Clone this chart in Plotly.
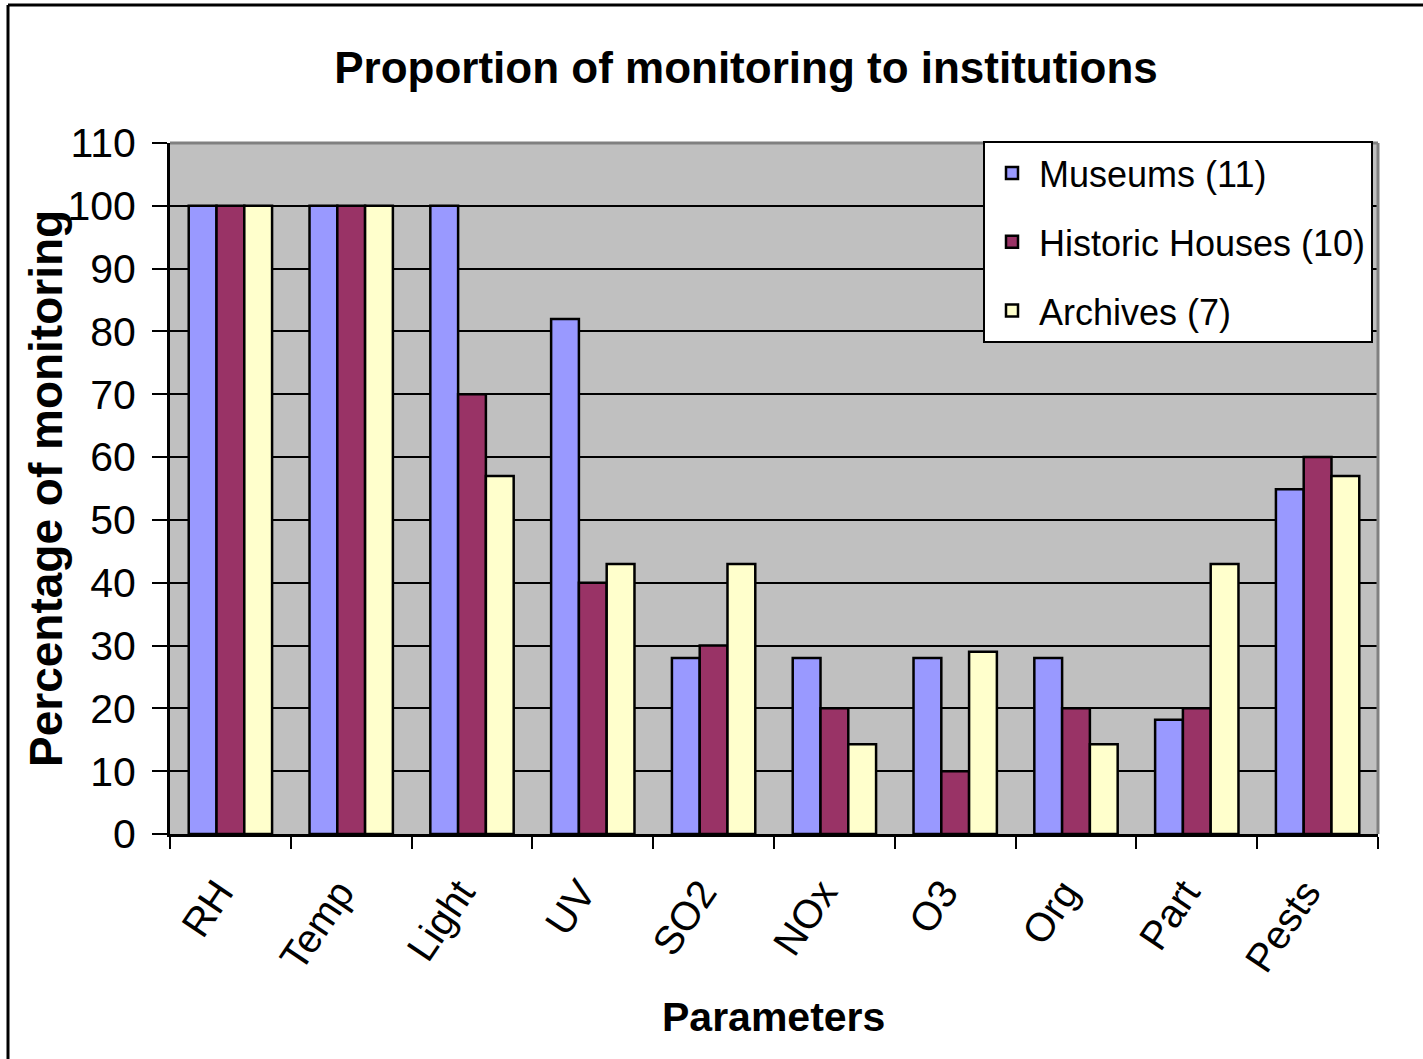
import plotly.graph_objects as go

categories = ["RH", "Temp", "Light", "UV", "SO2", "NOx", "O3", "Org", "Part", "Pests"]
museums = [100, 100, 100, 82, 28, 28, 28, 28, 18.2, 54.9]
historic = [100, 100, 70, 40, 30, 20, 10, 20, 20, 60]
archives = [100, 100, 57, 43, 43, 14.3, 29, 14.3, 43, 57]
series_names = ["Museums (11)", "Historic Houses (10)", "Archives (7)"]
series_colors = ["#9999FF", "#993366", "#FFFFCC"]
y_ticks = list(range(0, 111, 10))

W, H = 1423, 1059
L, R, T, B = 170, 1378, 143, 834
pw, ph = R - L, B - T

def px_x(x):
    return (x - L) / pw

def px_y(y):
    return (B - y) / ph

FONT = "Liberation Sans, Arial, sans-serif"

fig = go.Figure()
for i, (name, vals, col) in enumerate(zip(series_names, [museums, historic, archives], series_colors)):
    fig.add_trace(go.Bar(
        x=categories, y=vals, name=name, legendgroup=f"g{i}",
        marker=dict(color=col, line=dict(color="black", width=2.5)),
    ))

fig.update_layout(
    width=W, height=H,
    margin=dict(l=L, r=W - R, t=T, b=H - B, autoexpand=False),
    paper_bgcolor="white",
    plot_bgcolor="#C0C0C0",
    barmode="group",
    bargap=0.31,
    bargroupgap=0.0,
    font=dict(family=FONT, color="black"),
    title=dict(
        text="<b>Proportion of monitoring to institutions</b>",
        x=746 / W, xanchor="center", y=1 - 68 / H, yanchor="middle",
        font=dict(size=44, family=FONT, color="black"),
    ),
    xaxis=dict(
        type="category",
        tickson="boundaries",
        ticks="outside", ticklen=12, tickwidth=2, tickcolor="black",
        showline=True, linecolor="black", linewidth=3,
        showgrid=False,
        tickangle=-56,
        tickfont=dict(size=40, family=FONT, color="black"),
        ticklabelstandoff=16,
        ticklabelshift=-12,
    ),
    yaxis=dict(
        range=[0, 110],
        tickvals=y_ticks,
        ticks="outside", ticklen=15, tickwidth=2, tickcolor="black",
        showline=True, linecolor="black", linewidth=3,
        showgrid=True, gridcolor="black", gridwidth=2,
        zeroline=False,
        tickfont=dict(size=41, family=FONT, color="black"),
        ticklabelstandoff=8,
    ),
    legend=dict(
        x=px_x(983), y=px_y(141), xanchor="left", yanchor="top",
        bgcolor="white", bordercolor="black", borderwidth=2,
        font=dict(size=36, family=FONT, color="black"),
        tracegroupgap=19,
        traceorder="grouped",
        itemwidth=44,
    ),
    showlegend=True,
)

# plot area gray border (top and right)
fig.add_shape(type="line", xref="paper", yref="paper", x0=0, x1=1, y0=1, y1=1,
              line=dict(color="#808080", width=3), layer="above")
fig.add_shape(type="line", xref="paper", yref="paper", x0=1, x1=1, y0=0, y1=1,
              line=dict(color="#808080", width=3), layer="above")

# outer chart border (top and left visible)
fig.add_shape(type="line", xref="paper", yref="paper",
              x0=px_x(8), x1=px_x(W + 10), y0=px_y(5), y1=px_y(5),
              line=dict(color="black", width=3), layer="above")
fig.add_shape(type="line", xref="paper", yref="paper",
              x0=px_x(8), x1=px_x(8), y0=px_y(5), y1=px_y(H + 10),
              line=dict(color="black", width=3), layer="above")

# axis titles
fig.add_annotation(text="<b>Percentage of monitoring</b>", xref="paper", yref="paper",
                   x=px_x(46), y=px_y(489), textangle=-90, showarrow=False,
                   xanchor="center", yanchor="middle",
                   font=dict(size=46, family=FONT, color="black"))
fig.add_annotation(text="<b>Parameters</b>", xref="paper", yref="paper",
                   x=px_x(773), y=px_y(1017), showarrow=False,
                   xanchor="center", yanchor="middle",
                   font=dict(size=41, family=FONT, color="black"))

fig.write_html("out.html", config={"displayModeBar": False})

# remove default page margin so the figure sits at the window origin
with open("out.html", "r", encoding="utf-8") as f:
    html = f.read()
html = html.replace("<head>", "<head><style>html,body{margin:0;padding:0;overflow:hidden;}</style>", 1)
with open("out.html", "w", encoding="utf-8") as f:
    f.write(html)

* * *

> **Brief**: Find all lines where the word "chart" appears. Copy them.

> **Result of this task**:
Clone this chart in Plotly.
# outer chart border (top and left visible)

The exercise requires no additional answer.